The solution to this problem involves determining the components of the stress state at the interface between the
materials of the plate and the disk, as well as establishing the dimensions and position of the contact zone.
The boundary conditions of the problem on the smooth contact region are chosen as the equality of normal
displacements at the contour points of the plate and the disk, while on the bonding region, the boundary conditions are defined
by the equality of displacements. The relationships between the components of the displacement vector at the contour points of
the orthotropic plate and the elastic disk, and the contact stresses, are expressed as integral equations with logarithmic kernels.
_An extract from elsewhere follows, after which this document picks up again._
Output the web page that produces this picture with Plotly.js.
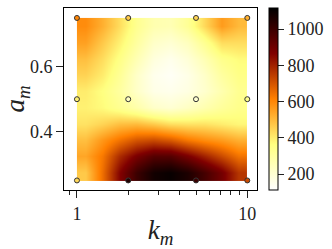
<!DOCTYPE html>
<html>
<head>
<meta charset="utf-8">
<script src="https://cdn.plot.ly/plotly-3.0.1.min.js"></script>
<style>html,body{margin:0;padding:0;background:#fff;}#chart{width:332px;height:249px;}</style>
</head>
<body>
<div id="chart"></div>
<script>
// Heatmap cell edges (k_m on log axis, a_m linear)
const kEdges = [1, 1.26, 1.58, 2, 2.51, 3.16, 3.98, 5.01, 6.31, 7.94, 10];
const aEdges = [0.25, 0.30, 0.35, 0.40, 0.45, 0.50, 0.55, 0.60, 0.65, 0.70, 0.75];
// Values, rows from a_m = 0.275 (bottom) to 0.725 (top)
const zRow0275 = [470, 650, 860, 1000, 1080, 1100, 1060, 980, 890, 760];
const zRow0325 = [540, 630, 780, 880, 950, 950, 880, 800, 720, 640];
const zRow0375 = [490, 570, 640, 700, 720, 690, 630, 590, 560, 520];
const zRow0425 = [420, 450, 490, 500, 470, 430, 420, 420, 400, 380];
const zRow0475 = [390, 370, 330, 280, 220, 200, 230, 270, 310, 340];
const zRow0525 = [400, 360, 300, 220, 160, 150, 170, 210, 270, 330];
const zRow0575 = [450, 400, 320, 220, 150, 130, 160, 220, 300, 350];
const zRow0625 = [490, 430, 350, 260, 180, 150, 190, 260, 340, 370];
const zRow0675 = [550, 470, 390, 300, 220, 200, 240, 330, 430, 430];
const zRow0725 = [590, 520, 430, 330, 270, 260, 320, 440, 560, 500];
const zGrid = [zRow0275, zRow0325, zRow0375, zRow0425, zRow0475, zRow0525, zRow0575, zRow0625, zRow0675, zRow0725];

// Sampled points
const ptK = [1, 2, 5, 10, 1, 2, 5, 10, 1, 2, 5, 10];
const ptA = [0.25, 0.25, 0.25, 0.25, 0.5, 0.5, 0.5, 0.5, 0.75, 0.75, 0.75, 0.75];
const ptV = [440, 1050, 1000, 720, 390, 230, 200, 340, 600, 470, 450, 520];

const cbTicks = [200, 400, 600, 800, 1000];
const xMinorTicks = [0.9, 2, 3, 4, 5, 6, 7, 8, 9];

const zMin = 112, zMax = 1116;
const afmhotR = [
  [0, 'rgb(255,255,255)'],
  [0.25, 'rgb(255,255,128)'],
  [0.5, 'rgb(255,128,0)'],
  [0.75, 'rgb(128,0,0)'],
  [1, 'rgb(0,0,0)']
];
const font = {family: '"Liberation Serif", "DejaVu Serif", serif', size: 18, color: '#222'};

const heat = {
  type: 'heatmap', x: kEdges, y: aEdges, z: zGrid,
  zsmooth: 'best', zmin: zMin, zmax: zMax, colorscale: afmhotR,
  hoverinfo: 'skip',
  colorbar: {
    x: 1.058, xanchor: 'left', xpad: 0, ypad: 0, y: 0.5, yanchor: 'middle',
    len: 1, lenmode: 'fraction', thickness: 9, thicknessmode: 'pixels',
    outlinewidth: 1, outlinecolor: '#000',
    tickmode: 'array', tickvals: cbTicks, ticktext: cbTicks.map(String),
    ticks: 'outside', ticklen: 6, tickwidth: 1, tickcolor: '#222',
    tickfont: font
  }
};
const pts = {
  type: 'scatter', mode: 'markers', x: ptK, y: ptA,
  marker: {size: 5, color: ptV, colorscale: afmhotR, cmin: zMin, cmax: zMax,
           showscale: false, line: {color: '#333', width: 1}},
  hoverinfo: 'skip', cliponaxis: false
};

const layout = {
  width: 332, height: 249,
  margin: {l: 64, r: 74, t: 8, b: 59, pad: 0},
  paper_bgcolor: '#fff', plot_bgcolor: '#fff',
  showlegend: false, font: font,
  xaxis: {
    type: 'log', range: [-0.076, 1.057], showgrid: false, zeroline: false,
    showline: true, linecolor: '#000', linewidth: 1, mirror: true,
    tickmode: 'array', tickvals: [1, 10], ticktext: ['1', '10'],
    ticks: 'outside', ticklen: 7, tickwidth: 1, tickcolor: '#222',
    minor: {tickmode: 'array', tickvals: xMinorTicks, ticks: 'outside', ticklen: 4, tickwidth: 1, tickcolor: '#222', showgrid: false},
    tickfont: font,
    title: {text: '<i>k</i><sub><i>m</i></sub>', font: {family: font.family, size: 27, color: '#222'}, standoff: 6}
  },
  yaxis: {
    range: [0.2206, 0.7806], showgrid: false, zeroline: false,
    showline: true, linecolor: '#000', linewidth: 1, mirror: true,
    tickmode: 'array', tickvals: [0.4, 0.6], ticktext: ['0.4', '0.6'],
    ticks: 'outside', ticklen: 7, tickwidth: 1, tickcolor: '#222',
    tickfont: font,
    title: {text: '<i>a</i><sub><i>m</i></sub>', font: {family: font.family, size: 27, color: '#222'}, standoff: 6}
  }
};
Plotly.newPlot('chart', [heat, pts], layout, {staticPlot: true, displayModeBar: false});
</script>
</body>
</html>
By substituting these expressions into the boundary conditions of the problem, a system of four singular integral equations is
constructed to determine the functions through which the contact forces on the contact and bonding regions are expressed. In
addition to the derived system of equations, the condition of force equilibrium of the disk must be satisfied. An approximate
solution to the problem is implemented using the method of mechanical quadratures and collocation. The dichotomy method
determines the size and position of the contact zone.
For a homogeneous orthotropic plate with a symmetric circular crack, whose edges make partial or full contact under
the action of a force load, the influence of material orthotropy on the distribution of contact and hoop stresses has been studied.
The value of the critical angle of the crack zone at which the complete contact separation occurs at its endpoints has been
determined. The results of numerical calculations are presented in two figures and a table.